Data —
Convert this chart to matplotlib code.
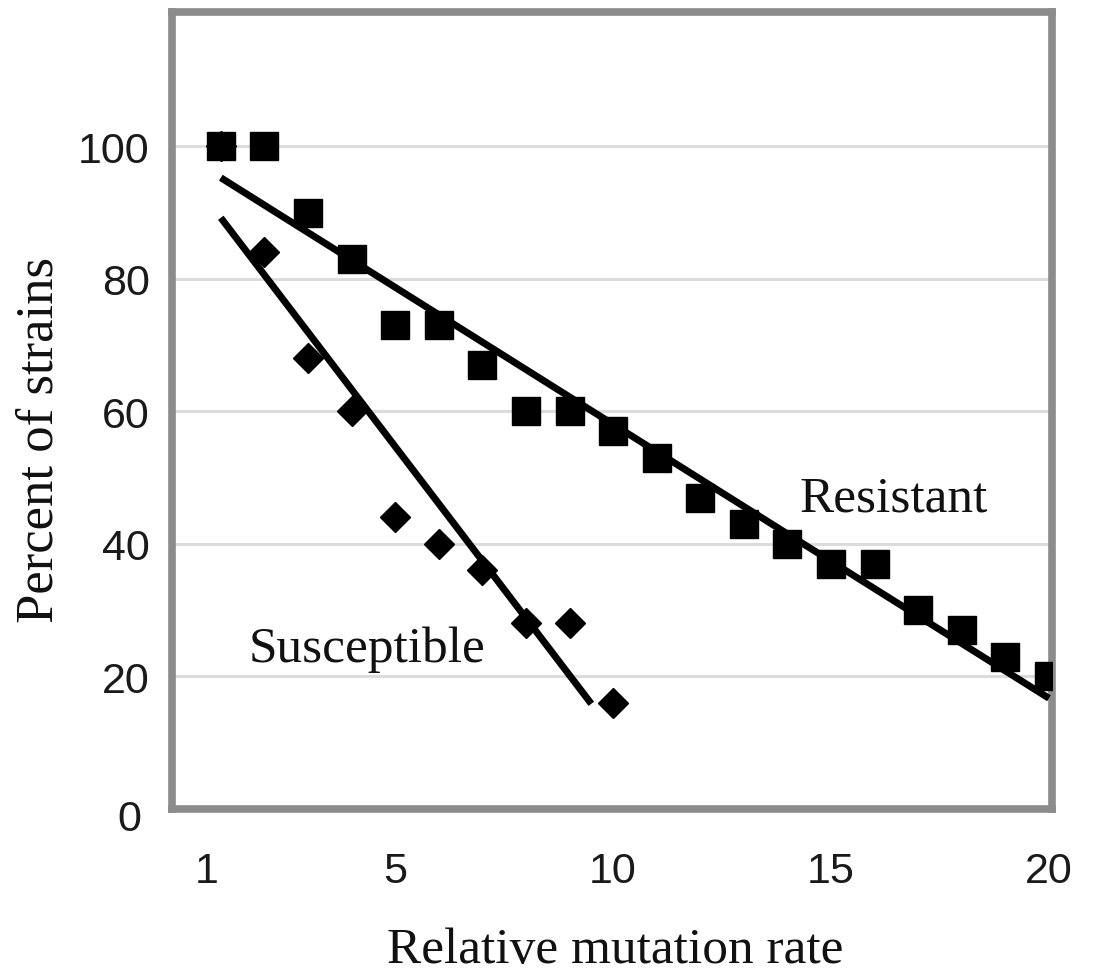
import numpy as np
import matplotlib
matplotlib.use("Agg")
import matplotlib.pyplot as plt
import matplotlib.transforms as mtransforms

# data
rate = np.arange(1, 21)
resistant = [100, 100, 90, 83, 73, 73, 67, 60, 60, 57,
             53, 47, 43, 40, 37, 37, 30, 27, 23, 20]
susc_rate = np.arange(1, 11)
susceptible = [100, 84, 68, 60, 44, 40, 36, 28, 28, 16]

# range over which each trend line is drawn
resistant_fit_range = (1, 20)
susceptible_fit_range = (1, 9.5)

x_ticks = [1, 5, 10, 15, 20]
y_ticks = [0, 20, 40, 60, 80, 100]

serif = ['Liberation Serif', 'DejaVu Serif']
sans = ['Liberation Sans', 'DejaVu Sans']

W, H = 1095, 978
fig = plt.figure(figsize=(W / 100, H / 100), dpi=100)
ax = fig.add_axes([172 / W, 1 - 810 / H, (1052 - 172) / W, (810 - 13) / H])

ax.set_xlim(-0.12, 20.07)
ax.set_ylim(0, 120.3)

ax.yaxis.grid(True, color='#dcdcdc', lw=2.2)
ax.set_axisbelow(True)

for s in ax.spines.values():
    s.set_color('#8c8c8c')
    s.set_linewidth(5.5)

# trend lines (least squares)
for xs, ys, rng in [(rate, resistant, resistant_fit_range),
                    (susc_rate, susceptible, susceptible_fit_range)]:
    k, b = np.polyfit(xs, ys, 1)
    xl = np.array(rng)
    ax.plot(xl, k * xl + b, color='black', lw=5, solid_capstyle='butt', zorder=3)

ax.plot(susc_rate, susceptible, 'D', color='black', ms=15, zorder=4)
ax.plot(rate, resistant, 's', color='black', ms=20, zorder=5)

ax.text(16.44, 45.0, 'Resistant', family=serif, fontsize=37,
        ha='center', va='baseline', color='#111111')
ax.text(4.36, 22.3, 'Susceptible', family=serif, fontsize=37,
        ha='center', va='baseline', color='#111111')

ax.set_xticks(x_ticks)
ax.set_yticks(y_ticks)
ax.tick_params(axis='both', length=0, labelsize=31, colors='#1a1a1a')
ax.tick_params(axis='x', pad=30)
ax.tick_params(axis='y', pad=16)
for lab in ax.get_xticklabels() + ax.get_yticklabels():
    lab.set_family(sans)

# small offsets of the "1" and "0" labels as in the original
xl0 = ax.get_xticklabels()[0]
xl0.set_transform(xl0.get_transform() + mtransforms.ScaledTranslation(-14 / 100, 0, fig.dpi_scale_trans))
yl0 = ax.get_yticklabels()[0]
yl0.set_transform(yl0.get_transform() + mtransforms.ScaledTranslation(-9 / 100, -6 / 100, fig.dpi_scale_trans))

fig.text(40 / W, 1 - 440 / H, 'Percent of strains', family=serif, fontsize=38,
         rotation=90, ha='center', va='center', color='#111111')
fig.text(615 / W, 1 - 963 / H, 'Relative mutation rate', family=serif, fontsize=37,
         ha='center', va='baseline', color='#111111')

fig.savefig('out.png', dpi=100)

What you need to do — Reproduce exactly the run of lines that opens the listing and closes with the line holding "import matplotlib.transforms as mtransforms". Pictures are excluded.

Exercise solution —
Convert this chart to matplotlib code.
import numpy as np
import matplotlib
matplotlib.use("Agg")
import matplotlib.pyplot as plt
import matplotlib.transforms as mtransforms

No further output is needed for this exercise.